P. N. : Le théâtre est mon espace privilégié d’expression, mes sujets sont des obsessions, des violences, des questionnements oppressants, que je veux aborder, triturer, fouiller. Mais il y a mille manières d’aborder la question, et le théâtre peut devenir le moyen d’expression de n’importe quoi, et n’importe comment, et c’est tant mieux. J’aime tous les théâtres, sauf celui de la mondanité ou celui de la consommation commerciale. Ce qui m’étonne, c’est que le sujet est finalement assez rare, cette violence-là, des hommes faites aux femmes, dans notre société, aujourd’hui maintenant, alors qu’en Italie, la grande mode est à l’acide lancé aux visages des femmes qui ont quitté leur conjoint. On en parle peu, de cette horreur de la dominance masculine (Les Filles de Simone l’ont fait… Pauline Bureau l’a fait, qui constitue une œuvre importante…) 

 

L : Comment cette pièce s’inscrit-elle dans votre œuvre ? Incarne-t-elle un tournant particulier ? 

P. N. : Il ne s’agit plus d’un conte, d’une fable.
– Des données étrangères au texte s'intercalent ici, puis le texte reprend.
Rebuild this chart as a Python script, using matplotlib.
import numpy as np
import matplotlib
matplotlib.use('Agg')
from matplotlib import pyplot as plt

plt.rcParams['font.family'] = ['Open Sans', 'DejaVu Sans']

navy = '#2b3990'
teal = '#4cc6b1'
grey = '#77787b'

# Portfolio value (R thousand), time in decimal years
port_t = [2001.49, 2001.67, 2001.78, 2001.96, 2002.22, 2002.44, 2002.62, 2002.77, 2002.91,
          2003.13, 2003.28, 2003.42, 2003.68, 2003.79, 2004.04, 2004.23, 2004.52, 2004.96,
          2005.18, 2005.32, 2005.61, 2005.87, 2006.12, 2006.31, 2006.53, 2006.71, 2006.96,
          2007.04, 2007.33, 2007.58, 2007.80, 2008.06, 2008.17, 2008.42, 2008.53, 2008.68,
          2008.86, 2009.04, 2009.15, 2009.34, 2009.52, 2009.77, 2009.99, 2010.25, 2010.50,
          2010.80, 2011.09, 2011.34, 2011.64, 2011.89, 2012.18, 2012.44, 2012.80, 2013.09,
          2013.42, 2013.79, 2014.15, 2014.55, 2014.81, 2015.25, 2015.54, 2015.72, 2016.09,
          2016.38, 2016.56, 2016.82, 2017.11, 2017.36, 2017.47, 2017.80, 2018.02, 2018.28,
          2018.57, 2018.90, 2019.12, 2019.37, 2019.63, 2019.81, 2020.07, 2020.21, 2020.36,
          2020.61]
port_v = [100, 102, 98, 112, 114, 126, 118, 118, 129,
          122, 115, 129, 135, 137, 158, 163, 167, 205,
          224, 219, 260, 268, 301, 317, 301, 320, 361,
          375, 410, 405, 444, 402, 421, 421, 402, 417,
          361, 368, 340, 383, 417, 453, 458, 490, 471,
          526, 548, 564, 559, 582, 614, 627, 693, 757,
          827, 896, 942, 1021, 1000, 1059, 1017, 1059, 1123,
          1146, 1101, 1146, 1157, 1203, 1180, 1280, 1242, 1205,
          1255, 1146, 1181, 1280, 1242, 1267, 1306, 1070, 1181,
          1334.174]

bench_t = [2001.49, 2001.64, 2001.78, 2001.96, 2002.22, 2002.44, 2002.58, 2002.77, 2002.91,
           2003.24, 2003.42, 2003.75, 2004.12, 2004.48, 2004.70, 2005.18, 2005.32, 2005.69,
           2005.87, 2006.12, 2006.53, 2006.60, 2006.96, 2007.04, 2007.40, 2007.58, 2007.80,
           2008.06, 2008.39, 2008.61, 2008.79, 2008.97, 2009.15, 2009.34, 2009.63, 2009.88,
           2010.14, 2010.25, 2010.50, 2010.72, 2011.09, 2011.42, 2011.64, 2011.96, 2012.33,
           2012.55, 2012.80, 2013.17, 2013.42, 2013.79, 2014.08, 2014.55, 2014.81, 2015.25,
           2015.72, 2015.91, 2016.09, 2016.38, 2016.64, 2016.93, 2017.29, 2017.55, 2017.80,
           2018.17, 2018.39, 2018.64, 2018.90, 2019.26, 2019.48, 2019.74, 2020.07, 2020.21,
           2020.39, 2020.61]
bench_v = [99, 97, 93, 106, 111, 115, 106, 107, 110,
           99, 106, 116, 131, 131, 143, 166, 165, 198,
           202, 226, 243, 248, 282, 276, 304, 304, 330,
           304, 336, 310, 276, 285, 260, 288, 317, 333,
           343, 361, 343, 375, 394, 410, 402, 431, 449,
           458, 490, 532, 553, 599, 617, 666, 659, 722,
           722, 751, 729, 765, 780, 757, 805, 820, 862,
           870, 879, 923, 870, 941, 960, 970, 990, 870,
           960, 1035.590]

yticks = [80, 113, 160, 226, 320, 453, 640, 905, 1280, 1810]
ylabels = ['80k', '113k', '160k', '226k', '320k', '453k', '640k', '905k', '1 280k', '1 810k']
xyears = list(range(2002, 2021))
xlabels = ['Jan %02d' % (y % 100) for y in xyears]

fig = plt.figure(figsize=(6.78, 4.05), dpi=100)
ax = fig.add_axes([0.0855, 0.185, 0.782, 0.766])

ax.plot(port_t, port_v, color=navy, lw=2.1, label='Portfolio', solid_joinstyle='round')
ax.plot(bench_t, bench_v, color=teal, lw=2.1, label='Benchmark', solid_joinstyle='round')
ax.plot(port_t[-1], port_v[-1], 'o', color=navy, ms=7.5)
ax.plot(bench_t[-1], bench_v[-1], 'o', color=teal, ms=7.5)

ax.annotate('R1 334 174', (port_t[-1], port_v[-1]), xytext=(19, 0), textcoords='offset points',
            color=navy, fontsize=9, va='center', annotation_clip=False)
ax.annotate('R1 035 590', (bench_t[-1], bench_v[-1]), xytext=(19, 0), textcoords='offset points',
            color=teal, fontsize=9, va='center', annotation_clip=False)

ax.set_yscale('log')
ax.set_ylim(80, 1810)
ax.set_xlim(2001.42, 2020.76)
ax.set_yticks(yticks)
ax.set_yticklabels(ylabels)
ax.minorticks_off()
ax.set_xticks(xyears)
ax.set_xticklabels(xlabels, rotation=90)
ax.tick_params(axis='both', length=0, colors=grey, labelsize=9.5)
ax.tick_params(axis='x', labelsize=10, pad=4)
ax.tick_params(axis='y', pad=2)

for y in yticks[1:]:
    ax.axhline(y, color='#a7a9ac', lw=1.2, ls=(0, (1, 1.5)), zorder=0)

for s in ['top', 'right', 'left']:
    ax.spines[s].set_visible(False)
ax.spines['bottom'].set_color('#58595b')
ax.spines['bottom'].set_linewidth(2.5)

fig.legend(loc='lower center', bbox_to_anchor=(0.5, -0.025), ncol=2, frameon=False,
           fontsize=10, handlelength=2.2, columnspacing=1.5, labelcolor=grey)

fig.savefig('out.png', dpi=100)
L’écriture n’est pas alambiquée, tordue, irréelle. C’est une pièce droite, d’action, écriture concrète, immédiate, la poésie ici est ailleurs, dans certaines scènes, certaines relations, dans la construction peut-être. En fait, je n’en sais rien. Tout est remis en cause à chaque fois, chaque geste, à chaque projet, dès chaque désir nouveau d’écriture, ou à chaque nouvelle nécessité d’écrire, la forme comme tout le reste est remise en cause, les règles du jeu changent. Et les influences aussi. Comme les rencontres, le temps. Tout. Comme soi.